## Exercise
Leave out the images; return the rest of the data exactly.

## Raw data
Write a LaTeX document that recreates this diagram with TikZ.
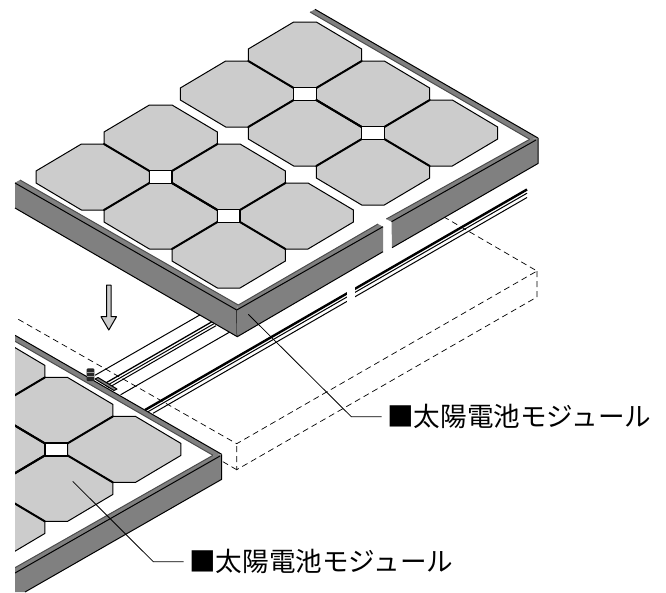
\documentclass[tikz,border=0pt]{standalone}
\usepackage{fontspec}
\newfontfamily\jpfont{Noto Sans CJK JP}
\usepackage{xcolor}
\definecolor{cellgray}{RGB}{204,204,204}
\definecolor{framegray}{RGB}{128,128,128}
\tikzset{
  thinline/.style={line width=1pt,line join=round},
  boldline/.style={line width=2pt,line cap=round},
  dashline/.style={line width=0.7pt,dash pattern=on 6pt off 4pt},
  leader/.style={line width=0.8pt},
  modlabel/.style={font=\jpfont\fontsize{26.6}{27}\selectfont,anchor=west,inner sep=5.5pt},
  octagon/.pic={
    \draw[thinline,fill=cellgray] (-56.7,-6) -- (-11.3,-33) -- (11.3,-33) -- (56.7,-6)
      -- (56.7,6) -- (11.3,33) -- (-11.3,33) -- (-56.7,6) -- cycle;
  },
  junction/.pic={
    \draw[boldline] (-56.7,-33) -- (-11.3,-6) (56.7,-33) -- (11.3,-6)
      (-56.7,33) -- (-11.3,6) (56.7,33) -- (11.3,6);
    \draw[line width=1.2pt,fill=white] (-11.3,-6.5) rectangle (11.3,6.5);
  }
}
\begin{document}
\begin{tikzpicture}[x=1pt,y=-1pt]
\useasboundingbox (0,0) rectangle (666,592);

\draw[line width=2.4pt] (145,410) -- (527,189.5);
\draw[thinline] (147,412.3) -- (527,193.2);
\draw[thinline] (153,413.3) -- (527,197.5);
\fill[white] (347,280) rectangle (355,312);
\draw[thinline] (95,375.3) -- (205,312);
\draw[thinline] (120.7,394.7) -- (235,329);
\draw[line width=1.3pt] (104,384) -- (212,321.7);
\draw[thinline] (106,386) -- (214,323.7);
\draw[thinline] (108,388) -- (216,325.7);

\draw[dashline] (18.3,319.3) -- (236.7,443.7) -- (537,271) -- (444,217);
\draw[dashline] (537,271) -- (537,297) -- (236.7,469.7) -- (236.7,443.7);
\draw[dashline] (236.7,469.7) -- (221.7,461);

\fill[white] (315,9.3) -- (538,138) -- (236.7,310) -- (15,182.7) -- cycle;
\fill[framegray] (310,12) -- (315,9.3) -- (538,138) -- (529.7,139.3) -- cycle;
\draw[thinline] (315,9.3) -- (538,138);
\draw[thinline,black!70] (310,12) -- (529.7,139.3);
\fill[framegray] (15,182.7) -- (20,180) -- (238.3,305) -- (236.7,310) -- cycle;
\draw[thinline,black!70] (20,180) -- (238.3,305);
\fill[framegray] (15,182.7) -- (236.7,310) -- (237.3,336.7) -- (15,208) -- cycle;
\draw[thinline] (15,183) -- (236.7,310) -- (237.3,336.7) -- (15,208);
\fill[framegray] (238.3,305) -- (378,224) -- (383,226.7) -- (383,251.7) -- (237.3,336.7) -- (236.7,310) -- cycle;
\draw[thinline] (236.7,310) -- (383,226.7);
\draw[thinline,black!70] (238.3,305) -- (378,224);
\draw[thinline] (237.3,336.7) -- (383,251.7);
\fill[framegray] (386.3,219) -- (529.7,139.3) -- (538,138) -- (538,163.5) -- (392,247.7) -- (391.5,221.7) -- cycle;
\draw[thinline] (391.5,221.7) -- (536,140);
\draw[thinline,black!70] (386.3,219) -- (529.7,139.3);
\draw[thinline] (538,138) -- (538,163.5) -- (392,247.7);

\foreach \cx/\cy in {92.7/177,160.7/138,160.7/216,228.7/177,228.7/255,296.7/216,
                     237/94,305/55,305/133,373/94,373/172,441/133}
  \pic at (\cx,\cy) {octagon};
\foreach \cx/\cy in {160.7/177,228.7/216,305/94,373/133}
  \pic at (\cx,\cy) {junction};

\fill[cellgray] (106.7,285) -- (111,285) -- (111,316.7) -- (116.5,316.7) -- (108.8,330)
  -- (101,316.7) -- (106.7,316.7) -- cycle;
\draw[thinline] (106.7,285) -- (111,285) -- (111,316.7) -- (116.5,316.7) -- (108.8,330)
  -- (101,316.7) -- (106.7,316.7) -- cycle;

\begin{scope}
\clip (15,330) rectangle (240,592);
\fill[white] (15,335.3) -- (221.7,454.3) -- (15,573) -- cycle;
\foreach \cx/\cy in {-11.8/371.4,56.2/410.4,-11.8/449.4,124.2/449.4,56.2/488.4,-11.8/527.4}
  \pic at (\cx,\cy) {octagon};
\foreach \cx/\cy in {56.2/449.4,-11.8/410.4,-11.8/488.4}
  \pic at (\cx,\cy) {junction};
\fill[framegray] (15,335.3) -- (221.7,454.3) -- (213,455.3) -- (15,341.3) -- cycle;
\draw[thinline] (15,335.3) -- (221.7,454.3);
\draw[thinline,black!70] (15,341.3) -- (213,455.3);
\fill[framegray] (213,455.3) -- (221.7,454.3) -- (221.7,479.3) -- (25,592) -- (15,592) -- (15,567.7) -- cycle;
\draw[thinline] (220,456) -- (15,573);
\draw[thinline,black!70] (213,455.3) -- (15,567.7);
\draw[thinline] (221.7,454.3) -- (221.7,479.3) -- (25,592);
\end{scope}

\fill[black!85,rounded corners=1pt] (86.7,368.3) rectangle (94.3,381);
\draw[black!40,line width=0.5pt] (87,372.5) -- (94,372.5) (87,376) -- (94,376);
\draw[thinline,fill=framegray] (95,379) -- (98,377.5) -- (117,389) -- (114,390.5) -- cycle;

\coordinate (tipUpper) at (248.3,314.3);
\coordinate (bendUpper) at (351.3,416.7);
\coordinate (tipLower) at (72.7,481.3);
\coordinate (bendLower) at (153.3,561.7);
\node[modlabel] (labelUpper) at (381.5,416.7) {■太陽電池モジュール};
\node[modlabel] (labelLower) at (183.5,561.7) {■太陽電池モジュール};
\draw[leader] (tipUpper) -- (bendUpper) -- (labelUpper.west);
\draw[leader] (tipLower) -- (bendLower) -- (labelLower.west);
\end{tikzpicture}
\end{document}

## Solution to this task
Write a LaTeX document that recreates this diagram with TikZ.
\documentclass[tikz,border=0pt]{standalone}
\usepackage{fontspec}
\newfontfamily\jpfont{Noto Sans CJK JP}
\usepackage{xcolor}
\definecolor{cellgray}{RGB}{204,204,204}
\definecolor{framegray}{RGB}{128,128,128}
\tikzset{
  thinline/.style={line width=1pt,line join=round},
  boldline/.style={line width=2pt,line cap=round},
  dashline/.style={line width=0.7pt,dash pattern=on 6pt off 4pt},
  leader/.style={line width=0.8pt},
  modlabel/.style={font=\jpfont\fontsize{26.6}{27}\selectfont,anchor=west,inner sep=5.5pt},
  octagon/.pic={
    \draw[thinline,fill=cellgray] (-56.7,-6) -- (-11.3,-33) -- (11.3,-33) -- (56.7,-6)
      -- (56.7,6) -- (11.3,33) -- (-11.3,33) -- (-56.7,6) -- cycle;
  },
  junction/.pic={
    \draw[boldline] (-56.7,-33) -- (-11.3,-6) (56.7,-33) -- (11.3,-6)
      (-56.7,33) -- (-11.3,6) (56.7,33) -- (11.3,6);
    \draw[line width=1.2pt,fill=white] (-11.3,-6.5) rectangle (11.3,6.5);
  }
}
\begin{document}
\begin{tikzpicture}[x=1pt,y=-1pt]
\useasboundingbox (0,0) rectangle (666,592);

\draw[line width=2.4pt] (145,410) -- (527,189.5);
\draw[thinline] (147,412.3) -- (527,193.2);
\draw[thinline] (153,413.3) -- (527,197.5);
\fill[white] (347,280) rectangle (355,312);
\draw[thinline] (95,375.3) -- (205,312);
\draw[thinline] (120.7,394.7) -- (235,329);
\draw[line width=1.3pt] (104,384) -- (212,321.7);
\draw[thinline] (106,386) -- (214,323.7);
\draw[thinline] (108,388) -- (216,325.7);

\draw[dashline] (18.3,319.3) -- (236.7,443.7) -- (537,271) -- (444,217);
\draw[dashline] (537,271) -- (537,297) -- (236.7,469.7) -- (236.7,443.7);
\draw[dashline] (236.7,469.7) -- (221.7,461);

\fill[white] (315,9.3) -- (538,138) -- (236.7,310) -- (15,182.7) -- cycle;
\fill[framegray] (310,12) -- (315,9.3) -- (538,138) -- (529.7,139.3) -- cycle;
\draw[thinline] (315,9.3) -- (538,138);
\draw[thinline,black!70] (310,12) -- (529.7,139.3);
\fill[framegray] (15,182.7) -- (20,180) -- (238.3,305) -- (236.7,310) -- cycle;
\draw[thinline,black!70] (20,180) -- (238.3,305);
\fill[framegray] (15,182.7) -- (236.7,310) -- (237.3,336.7) -- (15,208) -- cycle;
\draw[thinline] (15,183) -- (236.7,310) -- (237.3,336.7) -- (15,208);
\fill[framegray] (238.3,305) -- (378,224) -- (383,226.7) -- (383,251.7) -- (237.3,336.7) -- (236.7,310) -- cycle;
\draw[thinline] (236.7,310) -- (383,226.7);
\draw[thinline,black!70] (238.3,305) -- (378,224);
\draw[thinline] (237.3,336.7) -- (383,251.7);
\fill[framegray] (386.3,219) -- (529.7,139.3) -- (538,138) -- (538,163.5) -- (392,247.7) -- (391.5,221.7) -- cycle;
\draw[thinline] (391.5,221.7) -- (536,140);
\draw[thinline,black!70] (386.3,219) -- (529.7,139.3);
\draw[thinline] (538,138) -- (538,163.5) -- (392,247.7);

\foreach \cx/\cy in {92.7/177,160.7/138,160.7/216,228.7/177,228.7/255,296.7/216,
                     237/94,305/55,305/133,373/94,373/172,441/133}
  \pic at (\cx,\cy) {octagon};
\foreach \cx/\cy in {160.7/177,228.7/216,305/94,373/133}
  \pic at (\cx,\cy) {junction};

\fill[cellgray] (106.7,285) -- (111,285) -- (111,316.7) -- (116.5,316.7) -- (108.8,330)
  -- (101,316.7) -- (106.7,316.7) -- cycle;
\draw[thinline] (106.7,285) -- (111,285) -- (111,316.7) -- (116.5,316.7) -- (108.8,330)
  -- (101,316.7) -- (106.7,316.7) -- cycle;

\begin{scope}
\clip (15,330) rectangle (240,592);
\fill[white] (15,335.3) -- (221.7,454.3) -- (15,573) -- cycle;
\foreach \cx/\cy in {-11.8/371.4,56.2/410.4,-11.8/449.4,124.2/449.4,56.2/488.4,-11.8/527.4}
  \pic at (\cx,\cy) {octagon};
\foreach \cx/\cy in {56.2/449.4,-11.8/410.4,-11.8/488.4}
  \pic at (\cx,\cy) {junction};
\fill[framegray] (15,335.3) -- (221.7,454.3) -- (213,455.3) -- (15,341.3) -- cycle;
\draw[thinline] (15,335.3) -- (221.7,454.3);
\draw[thinline,black!70] (15,341.3) -- (213,455.3);
\fill[framegray] (213,455.3) -- (221.7,454.3) -- (221.7,479.3) -- (25,592) -- (15,592) -- (15,567.7) -- cycle;
\draw[thinline] (220,456) -- (15,573);
\draw[thinline,black!70] (213,455.3) -- (15,567.7);
\draw[thinline] (221.7,454.3) -- (221.7,479.3) -- (25,592);
\end{scope}

\fill[black!85,rounded corners=1pt] (86.7,368.3) rectangle (94.3,381);
\draw[black!40,line width=0.5pt] (87,372.5) -- (94,372.5) (87,376) -- (94,376);
\draw[thinline,fill=framegray] (95,379) -- (98,377.5) -- (117,389) -- (114,390.5) -- cycle;

\coordinate (tipUpper) at (248.3,314.3);
\coordinate (bendUpper) at (351.3,416.7);
\coordinate (tipLower) at (72.7,481.3);
\coordinate (bendLower) at (153.3,561.7);
\node[modlabel] (labelUpper) at (381.5,416.7) {■太陽電池モジュール};
\node[modlabel] (labelLower) at (183.5,561.7) {■太陽電池モジュール};
\draw[leader] (tipUpper) -- (bendUpper) -- (labelUpper.west);
\draw[leader] (tipLower) -- (bendLower) -- (labelLower.west);
\end{tikzpicture}
\end{document}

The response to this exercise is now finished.